Ken Schaffer
Ken Schaffer is an inventor and a lot more. In the late 1960s, he was a publicist for rock stars, managing the public image of Jimi Hendrix, Jerry Garcia, and even choosing Alice Cooper's name. A lifelong amateur radio enthusiast, in the 1970s he invented the wireless microphone and then the wireless guitar, making more than a thousand mikes at $4,400 a pop for the Rolling Stones and nearly every other big rock group. When Mick Jagger dances around the stage, he is carrying a Schaffer mike. What made a Schaffer mike or guitar worth so much wasn't just that it kept rock stars from being electrocuted (KISS switched to Schaffer after a band member was seriously injured), but that they sounded so good.

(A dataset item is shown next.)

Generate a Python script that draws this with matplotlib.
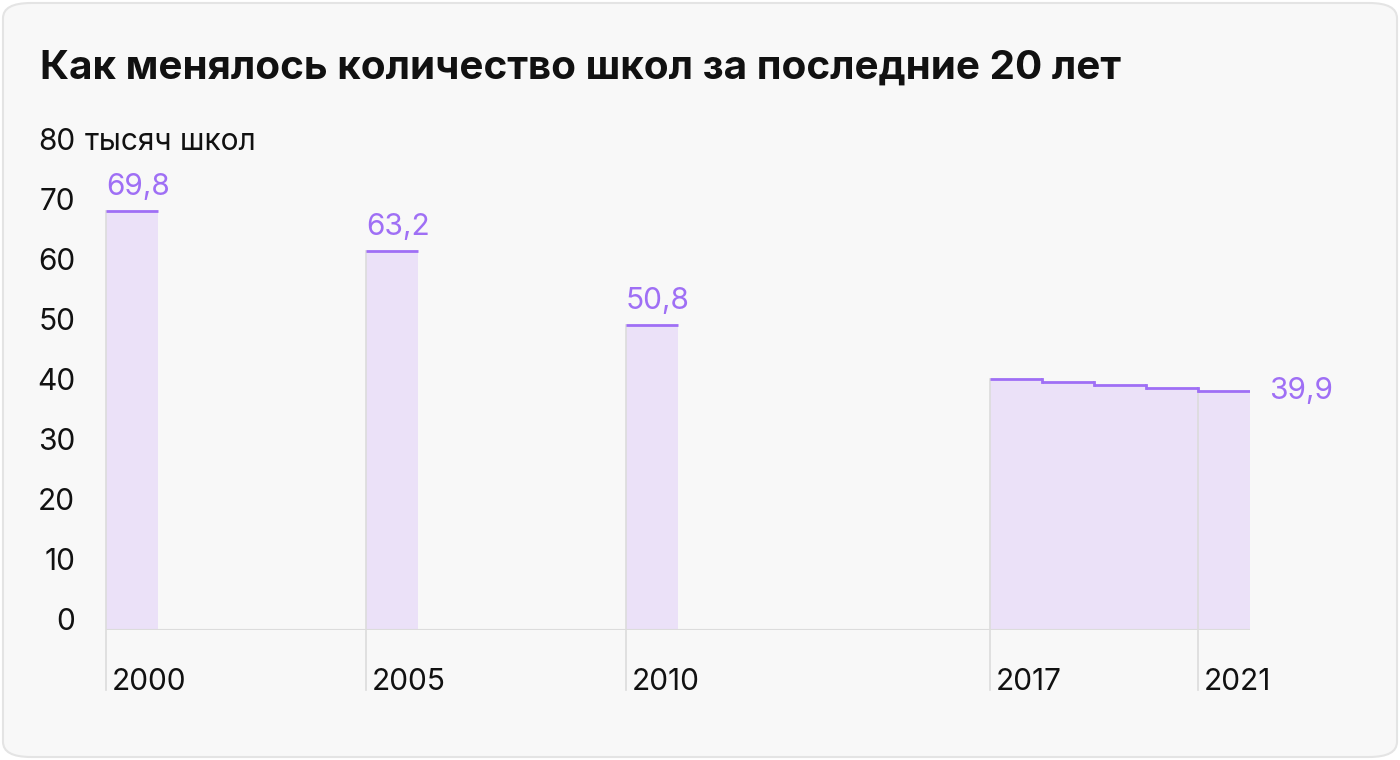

NASA eventually became a customer to use Schaffer's innovative preprocessing circuits to improve astronaut voice communication. In the 1980s, Schaffer fell in love with Russia and started a company to bring modern voice communication to western companies operating there, later selling that company to Comsat, the biggest player in satellite communication. Schaffer built a system for Columbia University to allow Soviet Studies students to watch live Russian TV by tapping non-geosynchronous satellite broadcasts with an 11-foot dish on a rooftop in Manhattan.
*Added note Schaffer's ex-wife, a famous Russian TV actress, played Uncle Junior's one-legged Russian nurse, who ended up having sex with Tony Soprano.